Can he parlay his superior athleticism into being another Marcus Pollard(notes) or Antonio Gates(notes), college basketball players who thrived as NFL tight ends? Can he make it through the rigors of the professional game, which is as much mentally draining as it is physically? Can he simply take a hit?

Graham doesn’t dismiss those questions. They are fair and his football résumé is too short for concrete answers. That said, there’s no pain he hasn’t felt already.

True adversity
Try as he may, there is no blocking out the memory of him falling asleep in the backseat of his mother’s car when he was 11 years old, then waking up at a group home to find his mother signing the papers to give him away, his older sister crying and yelling for his mother not to do it. There’s no forgetting his mother leaving after dropping off his clothes and belongings in a pair of garbage bags. Or the picture etched in his mind of him trying not to cry that night as he stayed in a room with two boys who were both at least two years older. Or how he was beaten again and again by the other boys, all of them older and some well on their way to delinquency.

One time, as 15 of the boys sat in a van during a field trip, the adults from the group home stopped, got out and left the children alone. One by one, the older boys took turns punching Graham until the biggest of them, a kid Graham remembers as Danny, readied to take his shot. As Danny loaded his fist, Graham decided to go pre-emptive, hitting the bigger kid first.

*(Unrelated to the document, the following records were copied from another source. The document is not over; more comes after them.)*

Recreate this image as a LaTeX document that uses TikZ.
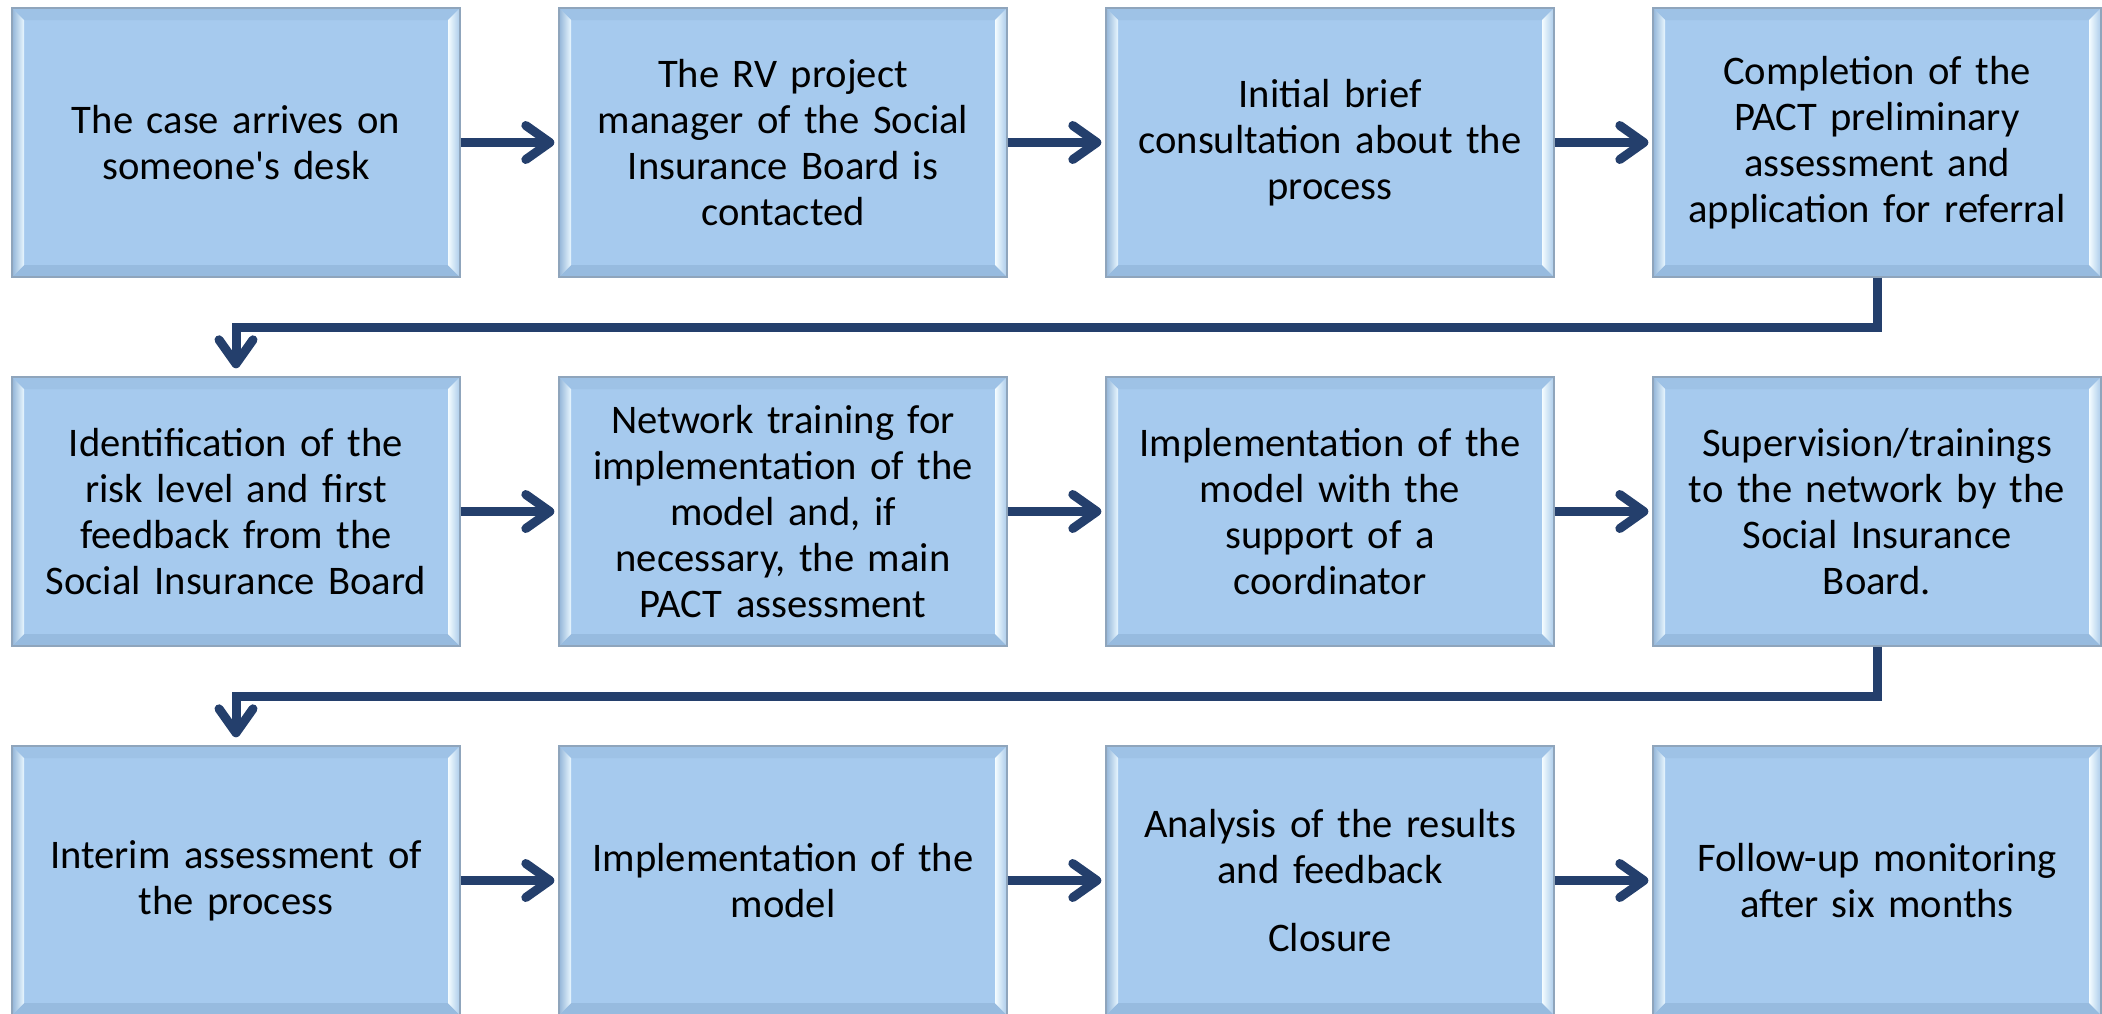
\documentclass[tikz,border=0pt]{standalone}
\usepackage{fontspec}
\setmainfont{Carlito}
\usetikzlibrary{arrows.meta,calc}
\definecolor{boxfill}{HTML}{A6CAEE}
\definecolor{boxborder}{HTML}{8FA5BC}
\definecolor{bevtop}{HTML}{9EC2E6}
\definecolor{bevbot}{HTML}{97BBDF}
\definecolor{bevLout}{HTML}{93B5D8}
\definecolor{bevLin}{HTML}{E8F7FF}
\definecolor{bevRout}{HTML}{AACBEA}
\definecolor{bevRin}{HTML}{F4FCFF}
\definecolor{arrowc}{HTML}{243F6C}
\newcommand{\boxfont}{\fontsize{20.3pt}{23pt}\selectfont}
\tikzset{
  bevelbox/.style={
    rectangle, draw=boxborder, line width=0.7pt, fill=boxfill,
    minimum width=224pt, minimum height=134.5pt, inner sep=0pt,
    text width=218pt, align=center, font=\boxfont, text=black,
    path picture={
      \coordinate (@sw) at (path picture bounding box.south west);
      \coordinate (@ne) at (path picture bounding box.north east);
      \coordinate (@nw) at (@sw|-@ne);
      \coordinate (@se) at (@ne|-@sw);
      \fill[bevtop] (@nw) -- (@ne) -- ($(@ne)+(-6pt,-6pt)$) -- ($(@nw)+(6pt,-6pt)$) -- cycle;
      \fill[bevbot] (@sw) -- (@se) -- ($(@se)+(-6pt,6pt)$) -- ($(@sw)+(6pt,6pt)$) -- cycle;
      \shade[left color=bevLout, right color=bevLin] (@sw) -- (@nw) -- ($(@nw)+(6pt,-6pt)$) -- ($(@sw)+(6pt,6pt)$) -- cycle;
      \shade[left color=bevRin, right color=bevRout] (@se) -- (@ne) -- ($(@ne)+(-6pt,-6pt)$) -- ($(@se)+(-6pt,6pt)$) -- cycle;
    }
  },
  flow/.style={draw=arrowc, line width=4.5pt,
    -{Straight Barb[length=12pt,width=17pt,round]}},
}
\begin{document}
\begin{tikzpicture}[x=0.5pt,y=-0.5pt]
\useasboundingbox (0,0) rectangle (2102,1013);
% row 1
\node[bevelbox] (n1) at (236,142.5) {The case arrives on\\someone\textquotesingle s desk};
\node[bevelbox] (n2) at (783,142.5) {The RV project\\manager of the Social\\Insurance Board is\\contacted};
\node[bevelbox] (n3) at (1330,142.5) {Initial brief\\consultation about the\\process};
\node[bevelbox] (n4) at (1877,142.5) {Completion of the\\PACT preliminary\\assessment and\\application for referral};
% row 2
\node[bevelbox] (n5) at (236,511.5) {Identification of the\\risk level and first\\feedback from the\\Social Insurance Board};
\node[bevelbox] (n6) at (783,511.5) {Network training for\\implementation of the\\model and, if\\necessary, the main\\PACT assessment};
\node[bevelbox] (n7) at (1330,511.5) {Implementation of the\\model with the\\support of a\\coordinator};
\node[bevelbox] (n8) at (1877,511.5) {Supervision/trainings\\to the network by the\\Social Insurance\\Board.};
% row 3
\node[bevelbox] (n9) at (236,880.5) {Interim assessment of\\the process};
\node[bevelbox] (n10) at (783,880.5) {Implementation of the\\model};
\node[bevelbox] (n11) at (1330,880.5) {Analysis of the results\\and feedback\\[11pt]Closure};
\node[bevelbox] (n12) at (1877,880.5) {Follow-up monitoring\\after six months};
% connectors
\foreach \a/\b in {n1/n2,n2/n3,n3/n4,n5/n6,n6/n7,n7/n8,n9/n10,n10/n11,n11/n12}
  \draw[flow, shorten >=2pt] (\a.east) -- (\b.west);
\coordinate (j1) at (1877,327);
\coordinate (j2) at (1877,696);
\draw[flow, shorten >=4pt] (n4.south) -- (j1) -| (n5.north);
\draw[flow, shorten >=4pt] (n8.south) -- (j2) -| (n9.north);
\end{tikzpicture}
\end{document}
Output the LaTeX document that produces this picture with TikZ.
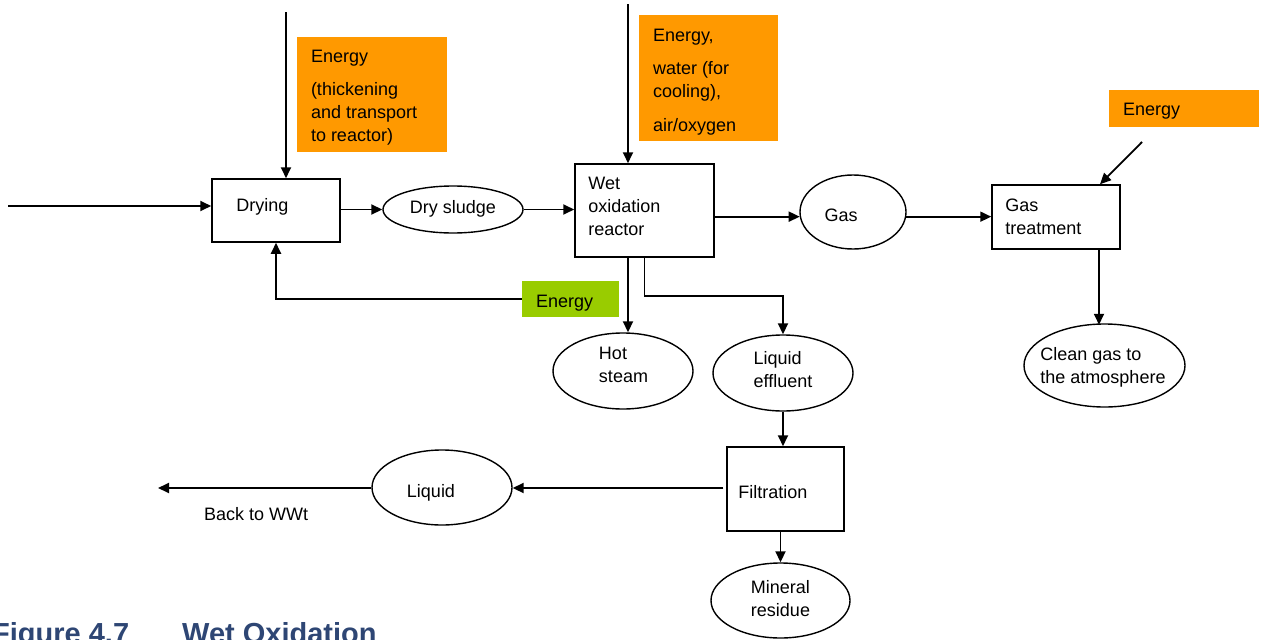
\documentclass[tikz,border=0pt]{standalone}
\usepackage{fontspec}
\setmainfont{Liberation Sans}
\usetikzlibrary{arrows.meta,calc,shapes.geometric}
\definecolor{energyorange}{HTML}{FF9900}
\definecolor{energygreen}{HTML}{99CC00}
\definecolor{captionblue}{HTML}{2E4674}
\begin{document}
\begin{tikzpicture}[x=1pt,y=-1pt,
  font=\fontsize{18}{23}\selectfont,
  flow/.style={line width=1.8pt,-{Triangle[length=11pt,width=10pt]}},
  proc/.style={draw,line width=1.5pt,rectangle,inner sep=0pt},
  fluid/.style={draw,line width=1.4pt,ellipse,inner sep=0pt},
  supply/.style={fill=energyorange,rectangle,inner sep=0pt},
  recovered/.style={fill=energygreen,rectangle,inner sep=0pt},
  tag/.style={align=left,inner sep=0pt},
  inset/.style={tag,anchor=west,xshift=#1}]
\useasboundingbox (0,0) rectangle (1262,640);

% process units
\node[proc,minimum width=128pt,minimum height=63pt,
  label={[inset=25pt,yshift=4pt]west:Drying}] (dry) at (276,210.5) {};
\node[proc,minimum width=139pt,minimum height=93pt,
  label={[inset=14pt,yshift=4pt]west:Wet\\oxidation\\reactor}] (reac) at (644.5,210.5) {};
\node[proc,minimum width=128pt,minimum height=64pt,
  label={[inset=14pt]west:Gas\\treatment}] (treat) at (1056,217) {};
\node[proc,minimum width=117pt,minimum height=84pt,
  label={[inset=12pt,yshift=-3pt]west:Filtration}] (filt) at (785.5,489) {};

% energy inputs
\node[supply,minimum width=150pt,minimum height=115pt,
  label={[inset=14pt,yshift=-3pt]west:Energy\\[10pt](thickening\\and transport\\to reactor)}]
  (e1) at (372,94.5) {};
\node[supply,minimum width=139pt,minimum height=126pt,
  label={[inset=14pt,yshift=-4pt]west:Energy,\\[10pt]water (for\\cooling),\\[11pt]air/oxygen}]
  (e2) at (708.5,78) {};
\node[supply,minimum width=150pt,minimum height=37pt,
  label={[inset=14pt,yshift=-3pt]west:Energy}] (e3) at (1184,108.5) {};
\node[recovered,minimum width=97pt,minimum height=36pt,
  label={[inset=14pt,yshift=-4pt]west:Energy}] (eg) at (570.5,299) {};

% streams
\node[fluid,minimum width=140pt,minimum height=47pt,
  label={[tag,yshift=0.5pt]center:Dry sludge}] (sludge) at (453,209.5) {};
\node[fluid,minimum width=106pt,minimum height=74pt,
  label={[tag,xshift=-12pt,yshift=-3pt]center:Gas}] (gas) at (853,212) {};
\node[fluid,minimum width=140pt,minimum height=76pt,
  label={[tag,xshift=0.5pt,yshift=6pt]center:Hot\\steam}] (steam) at (623,371) {};
\node[fluid,minimum width=140pt,minimum height=76pt,
  label={[tag,yshift=3.5pt]center:Liquid\\effluent}] (effl) at (783,373) {};
\node[fluid,minimum width=161pt,minimum height=83pt,
  label={[tag,xshift=-1.5pt,yshift=-1.5pt]center:Clean gas to\\the atmosphere}] (clean) at (1104.5,365.5) {};
\node[fluid,minimum width=140pt,minimum height=75pt,
  label={[tag,xshift=-11pt,yshift=-5pt]center:Liquid}] (liquid) at (442,487.5) {};
\node[fluid,minimum width=139pt,minimum height=75pt,
  label={[tag,yshift=1.5pt]center:Mineral\\residue}] (mineral) at (780.5,600.5) {};

\node[tag,anchor=west] (wwt) at (204,514) {Back to WWt};

% free ends of the connectors
\coordinate (feed) at (8,206);
\coordinate (e1top) at (286,12);
\coordinate (e2top) at (628,4);
\coordinate (e3tail) at (1142,142);
\coordinate (back) at (158,488);

% connectors
\draw[flow] (feed) -- (feed -| dry.west);
\draw[flow] (e1top) -- (e1top |- dry.north);
\draw[flow] (dry.east |- sludge.west) -- (sludge.west);
\draw[flow] (sludge.east) -- (sludge.east -| reac.west);
\draw[flow] (e2top) -- (e2top |- reac.north);
\draw[flow] (reac.east |- gas.185) -- (gas.185);
\draw[flow] (gas.355) -- (gas.355 -| treat.west);
\draw[flow] (e3tail) -- ($(treat.north)+(44,0)$);
\draw[flow] ($(treat.south)+(43,0)$) -- ($(treat.south)+(43,75)$);
\draw[flow] (eg.west) -| (dry.south);
\draw[flow] (e2top |- reac.south) -- (e2top |- steam.north);
\draw[flow] (reac.south) -- ++(0,38) -| (effl.north);
\draw[flow] (effl.south) -- (effl.south |- filt.north);
\draw[flow,shorten <=3pt] (filt.west |- back) -- (liquid.east |- back);
\draw[flow] (liquid.west |- back) -- (back);
\draw[flow] (filt.south -| mineral.north) -- (mineral.north);

% caption
\node[anchor=base west,inner sep=0pt,text=captionblue,
  font=\fontsize{29}{31}\selectfont\bfseries] (figno) at (-8,643.5) {Figure 4.7};
\node[anchor=base west,inner sep=0pt,text=captionblue,
  font=\fontsize{29}{31}\selectfont\bfseries] (figtitle) at (182,643.5) {Wet Oxidation};
\end{tikzpicture}
\end{document}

The first-strike set off a reaction. The rest of the kids wailed on Graham, pinning him beneath one of the bench seats. The last thing he remembered was Danny’s knee pinned against his temple. He heard a crack before the adults returned to break it up.

“I was in bed for like four days after that,” said Graham, who has never met his real father even though he’s named after him. “I called my mom to tell her. ‘Mom, I’m really hurting.’

“ ‘Sorry, I can’t do anything for you,’…” Graham said, mimicking his mother’s response and then hanging up an imaginary phone.

Graham’s dysfunctional family story is a common theme in the NFL. From Jason Taylor(notes) to Jeremy Shockey(notes) to Chad Ochocinco(notes), there are plenty of prominent players who have come from broken families.

For most of the others, there seems to be someone in their family who stood up for them. For Taylor and Shockey, it was their mothers. For Ochocinco, his grandmother.

Graham never found that kind of support until he left his family. His “grandmother” (Graham refers to the mother of his former stepfather that way) once told him in all seriousness, “Boy, you better learn to beg for quarters,” implying that he had no hope for a successful future.

Graham wasn’t just literally the redheaded stepchild. He was the redheaded stepchild who was also the product of a black father and white mother in a family where tolerance wasn’t a high priority.

“My grandmother was pretty racist,” Graham said.

After his mother divorced his stepfather when he was 9, she left him with the stepfather for a year. After she took Graham back, she gave him up again when her boyfriend, who Graham said beat him on occasion, told her to dump him.

“Here I am, 11 years old, and I had more common sense about who this guy was than my mother,” said Graham, who spent a year in the group home before his mother came back to get him. “It ends up that he was married, too, cheating on his wife with my mom the whole time.”

Graham isn’t looking for sympathy, just stating the facts at this point. These days, his connection to his mother is tenuous. They talk once every couple of weeks and Graham has a wall of mental blockers up against her.

“I tell her, ‘I forgive you, but I’ll never forget,’ ” Graham said.